TASK OBJECTIVE: Copy exactly, and only, the lines below from the first through the one containing "0.6, 0.7, 0.8];", both included; pictures are omitted.

MATERIAL PROVIDED:
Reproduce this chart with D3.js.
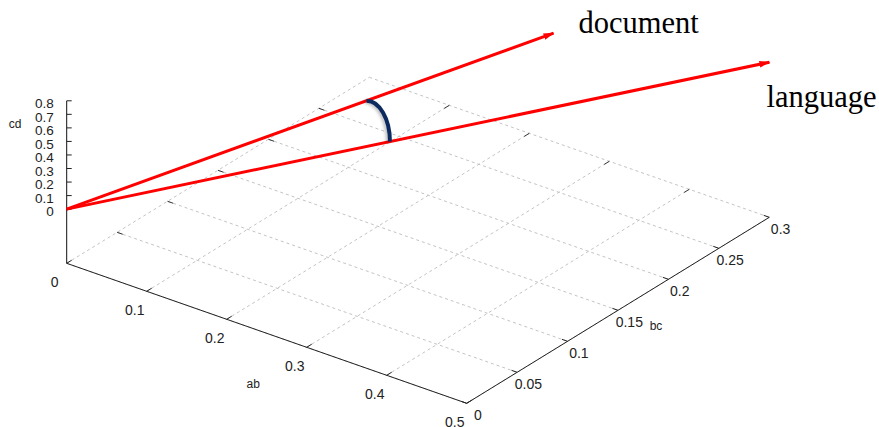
<script src="https://d3js.org/d3.v7.min.js"></script>

<style>
  body { margin: 0; background: #fff; }
  .tick-label, .axis-title { font-family: "Liberation Sans", Arial, sans-serif; fill: #222; }
  .vec-label { font-family: "Liberation Serif", "Times New Roman", serif; fill: #000; }
</style>

<svg id="main_canvas" width=879 height=427></svg>

<script>
  "use strict";

  // Tick values on the three axes
  const AB_TICKS = [0, 0.1, 0.2, 0.3, 0.4, 0.5];
  const BC_TICKS = [0, 0.05, 0.1, 0.15, 0.2, 0.25, 0.3];
  const CD_TICKS = [0, 0.1, 0.2, 0.3, 0.4, 0.5, 0.6, 0.7, 0.8];

  // The two vectors (ab, bc, cd components)
  const VECTOR_NAMES = ["document", "language"];
  const VECTOR_AB = [0.265, 0.422];
  const VECTOR_BC = [0.2725, 0.362];
  const VECTOR_CD = [0.6, 0.3];
  // where the angle arc touches each vector (fraction of its length)
  const ARC_AT = [0.616, 0.46];

  const FLOOR_CD = -0.4; // base plane sits below cd = 0
  const ORIGIN_X = 66.7;

  // screen offsets contributed by each axis
  const abX = d3.scaleLinear().domain([0, 0.5]).range([0, 400]);
  const abY = d3.scaleLinear().domain([0, 0.5]).range([0, 140]);
  const bcX = d3.scaleLinear().domain([0, 0.3]).range([0, 302.6]);
  const bcY = d3.scaleLinear().domain([0, 0.3]).range([0, -186]);
  const cdY = d3.scaleLinear().domain([FLOOR_CD, 0.8]).range([263.3, 100.8]);

  const project = (a, b, c) => [ORIGIN_X + abX(a) + bcX(b), cdY(c) + abY(a) + bcY(b)];
  const fmt = (v) => String(v);

  const canvas = d3.select("#main_canvas");
  const line = d3.line();

  // Floor grid (dashed)
  const AB_MAX = AB_TICKS[AB_TICKS.length - 1];
  const BC_MAX = BC_TICKS[BC_TICKS.length - 1];

  canvas.append("g")
    .selectAll("path")
    .data(AB_TICKS)
    .enter()
    .append("path")
    .attr("d", (t) => line([project(t, 0, FLOOR_CD), project(t, BC_MAX, FLOOR_CD)]))
    .attr("stroke", "#c4c4c4")
    .attr("stroke-dasharray", "3,3")
    .attr("fill", "none");

  canvas.append("g")
    .selectAll("path")
    .data(BC_TICKS)
    .enter()
    .append("path")
    .attr("d", (t) => line([project(0, t, FLOOR_CD), project(AB_MAX, t, FLOOR_CD)]))
    .attr("stroke", "#c4c4c4")
    .attr("stroke-dasharray", "3,3")
    .attr("fill", "none");

  // Mirror ticks on the back edges
  canvas.append("g")
    .selectAll("path")
    .data(BC_TICKS.slice(1, -1))
    .enter()
    .append("path")
    .attr("d", (t) => line([project(0, t, FLOOR_CD), project(0.007, t, FLOOR_CD)]))
    .attr("stroke", "#333");

  canvas.append("g")
    .selectAll("path")
    .data(AB_TICKS.slice(1, -1))
    .enter()
    .append("path")
    .attr("d", (t) => line([project(t, BC_MAX, FLOOR_CD), project(t, BC_MAX - 0.005, FLOOR_CD)]))
    .attr("stroke", "#333");

  // ab axis
  canvas.append("path")
    .attr("d", line([project(0, 0, FLOOR_CD), project(AB_MAX, 0, FLOOR_CD)]))
    .attr("stroke", "#222")
    .attr("fill", "none");

  canvas.append("g")
    .selectAll("path")
    .data(AB_TICKS)
    .enter()
    .append("path")
    .attr("d", (t) => line([project(t, 0, FLOOR_CD), project(t, 0.005, FLOOR_CD)]))
    .attr("stroke", "#222");

  canvas.append("g")
    .selectAll("text")
    .data(AB_TICKS)
    .enter()
    .append("text")
    .attr("class", "tick-label")
    .attr("x", (t) => project(t, 0, FLOOR_CD)[0] - 12)
    .attr("y", (t) => project(t, 0, FLOOR_CD)[1] + 18.5)
    .attr("dy", "0.36em")
    .attr("text-anchor", "middle")
    .attr("font-size", 14)
    .text(fmt);

  // bc axis
  canvas.append("path")
    .attr("d", line([project(AB_MAX, 0, FLOOR_CD), project(AB_MAX, BC_MAX, FLOOR_CD)]))
    .attr("stroke", "#222")
    .attr("fill", "none");

  canvas.append("g")
    .selectAll("path")
    .data(BC_TICKS)
    .enter()
    .append("path")
    .attr("d", (t) => line([project(AB_MAX, t, FLOOR_CD), project(AB_MAX - 0.007, t, FLOOR_CD)]))
    .attr("stroke", "#222");

  canvas.append("g")
    .selectAll("text")
    .data(BC_TICKS)
    .enter()
    .append("text")
    .attr("class", "tick-label")
    .attr("x", (t) => project(AB_MAX, t, FLOOR_CD)[0] + 11.3)
    .attr("y", (t) => project(AB_MAX, t, FLOOR_CD)[1] + 11.5)
    .attr("dy", "0.36em")
    .attr("text-anchor", "middle")
    .attr("font-size", 14)
    .text(fmt);

  // cd axis
  const CD_MAX = CD_TICKS[CD_TICKS.length - 1];
  canvas.append("path")
    .attr("d", line([project(0, 0, FLOOR_CD), project(0, 0, CD_MAX)]))
    .attr("stroke", "#111")
    .attr("fill", "none");

  canvas.append("g")
    .selectAll("path")
    .data(CD_TICKS)
    .enter()
    .append("path")
    .attr("d", (t) => {
      const p = project(0, 0, t);
      return line([p, [p[0] + 5, p[1]]]);
    })
    .attr("stroke", "#222");

  canvas.append("g")
    .selectAll("text")
    .data(CD_TICKS)
    .enter()
    .append("text")
    .attr("class", "tick-label")
    .attr("x", (t) => project(0, 0, t)[0] - 13)
    .attr("y", (t) => project(0, 0, t)[1] + 2.5)
    .attr("dy", "0.36em")
    .attr("text-anchor", "end")
    .attr("font-size", 13.5)
    .text(fmt);

  // Axis titles
  const abTitle = project(AB_MAX / 2, 0, FLOOR_CD);
  const bcTitle = project(AB_MAX, BC_MAX / 2, FLOOR_CD);
  const cdTitle = project(0, 0, 0.65);
  canvas.append("text")
    .attr("class", "axis-title")
    .attr("x", abTitle[0] - 13.4).attr("y", abTitle[1] + 50)
    .attr("dy", "0.36em").attr("text-anchor", "middle").attr("font-size", 12)
    .text("ab");
  canvas.append("text")
    .attr("class", "axis-title")
    .attr("x", bcTitle[0] + 38).attr("y", bcTitle[1] + 15.7)
    .attr("dy", "0.36em").attr("text-anchor", "middle").attr("font-size", 12)
    .text("bc");
  canvas.append("text")
    .attr("class", "axis-title")
    .attr("x", cdTitle[0] - 51.7).attr("y", cdTitle[1] + 3)
    .attr("dy", "0.36em").attr("text-anchor", "middle").attr("font-size", 12)
    .text("cd");

  // Arrow marker
  canvas.append("defs")
    .append("marker")
    .attr("id", "head")
    .attr("markerUnits", "userSpaceOnUse")
    .attr("viewBox", "0 -4 11 8")
    .attr("refX", 10)
    .attr("refY", 0)
    .attr("markerWidth", 11)
    .attr("markerHeight", 8)
    .attr("orient", "auto")
    .append("path")
    .attr("d", "M0,-3.3L11,0L0,3.3Z")
    .attr("fill", "#f00");

  canvas.select("defs")
    .append("filter")
    .attr("id", "soft")
    .attr("x", "-50%").attr("y", "-50%").attr("width", "200%").attr("height", "200%")
    .append("feDropShadow")
    .attr("dx", -2).attr("dy", 1)
    .attr("stdDeviation", 1.8)
    .attr("flood-color", "#000")
    .attr("flood-opacity", 0.25);

  // Vectors
  const vectors = VECTOR_NAMES.map((name, i) => ({
    name: name,
    tip: project(VECTOR_AB[i], VECTOR_BC[i], VECTOR_CD[i]),
    arc: project(VECTOR_AB[i] * ARC_AT[i], VECTOR_BC[i] * ARC_AT[i], VECTOR_CD[i] * ARC_AT[i])
  }));
  const origin = project(0, 0, 0);

  canvas.append("g")
    .selectAll("path")
    .data(vectors)
    .enter()
    .append("path")
    .attr("d", (d) => line([origin, d.tip]))
    .attr("stroke", "#f00")
    .attr("stroke-width", 3)
    .attr("fill", "none")
    .attr("marker-end", "url(#head)");

  // Angle arc between the two vectors
  const A = vectors[0].arc;
  const B = vectors[1].arc;
  const K = 0.55;
  canvas.append("path")
    .attr("d", `M${A[0]},${A[1]} C${A[0] + K * (B[0] - A[0])},${A[1]} ` +
      `${B[0]},${B[1] - K * (B[1] - A[1])} ${B[0]},${B[1]}`)
    .attr("stroke", "#0b2b5e")
    .attr("stroke-width", 4)
    .attr("fill", "none")
    .attr("filter", "url(#soft)");

  // Vector names
  canvas.append("text")
    .attr("class", "vec-label")
    .attr("x", vectors[0].tip[0] + 25)
    .attr("y", vectors[0].tip[1])
    .attr("font-size", 30.5)
    .text(vectors[0].name);

  canvas.append("text")
    .attr("class", "vec-label")
    .attr("x", vectors[1].tip[0] - 3)
    .attr("y", vectors[1].tip[1] + 45)
    .attr("font-size", 30.5)
    .text(vectors[1].name);
</script>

TASK RESPONSE:
Reproduce this chart with D3.js.
<script src="https://d3js.org/d3.v7.min.js"></script>

<style>
  body { margin: 0; background: #fff; }
  .tick-label, .axis-title { font-family: "Liberation Sans", Arial, sans-serif; fill: #222; }
  .vec-label { font-family: "Liberation Serif", "Times New Roman", serif; fill: #000; }
</style>

<svg id="main_canvas" width=879 height=427></svg>

<script>
  "use strict";

  // Tick values on the three axes
  const AB_TICKS = [0, 0.1, 0.2, 0.3, 0.4, 0.5];
  const BC_TICKS = [0, 0.05, 0.1, 0.15, 0.2, 0.25, 0.3];
  const CD_TICKS = [0, 0.1, 0.2, 0.3, 0.4, 0.5, 0.6, 0.7, 0.8];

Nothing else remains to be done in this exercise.